By working with interactive visual data journalist Xaquin G.V., the tech giant's News Lab created a website based on data culled from users’ searches on "how to" do things to show what they want to fix based on their locations.
Screenshot via Google's News Lab

Screenshot via Google's News Lab

Graphic objects on the website such as light bulb, washing machine, fridge and door get larger or smaller when you input a particular region. The most-searched “how to fix” in China is the window as the “most broken” object in the US is the door.
Some data revealed bizarre facts that stir people’s imagination. Xaquin discovered two completely irrelevant searches, “how to fix a toilet” and “how to use chopsticks,” that have very similar trends in Google’s data.
The gif below shows how he pictures the scenario.
Gif via Google's News Lab

Gif via Google's News Lab

Besides "how to fix" stuff, users are also eager to get answers to questions that they are too shy to ask a friend. Searches like “how to kiss”, “how to get pregnant” and “how to tell if a guy likes you” are the most popular searches.
Other common “how to” searches include “how to boil an egg”, “how to tie a tie” and “how to lose weight.”
Xaquin also indicates that some people tend to ask the same questions around the same time each year. For example, the search “how to ask someone to prom” reaches the peak every year around April during the prom season in the US.

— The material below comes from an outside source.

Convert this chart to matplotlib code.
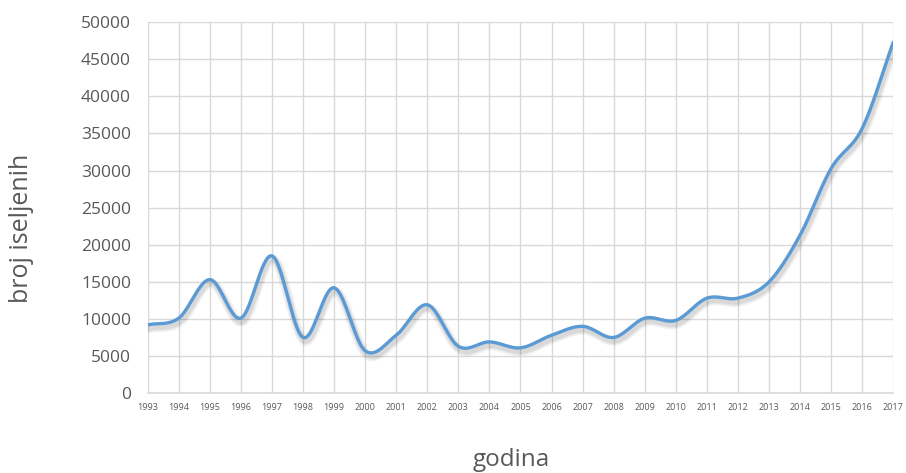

How Chinese netizens get answers

Apart from Baidu and Sogou, dominant search engines in China, Chinese netizens like to use specific online platforms to ask questions as well. Here are two examples.
1. Zhihu (知乎)
"What is it like to have a beautiful girlfriend?" /Screenshot via Zhihu

"What is it like to have a beautiful girlfriend?" /Screenshot via Zhihu

Zhihu, or “Do you know”, is a Chinese Q&A online platform launched in 2011, where registered users can ask questions in the community and invite certain users to answer.
Most-asked questions on Zhihu is not “how to” but “what is it like”, such as “what is it like to work in the United Nations” or “what’s it like to have a beautiful girlfriend”.
As a highly interactive platform, Zhihu becomes the birthland of many hot Internet topics due to the massive amount of questions and answers on its platform.
2. Baidu Experience (百度经验)
"How to make cookies?" /Screenshot via Baidu Experience 

"How to make cookies?" /Screenshot via Baidu Experience 

The platform is released by Baidu in 2010 to solve the “how to” questions raised by Chinese netizens. Contributed by users, each article on the Baidu Experience works like an instruction book, which provides the materials and procedures for questions like “how to make cookies”.
A similar product of Chinese tech giant is Baidu Knows (百度知道), a Q&A platform released in 2005.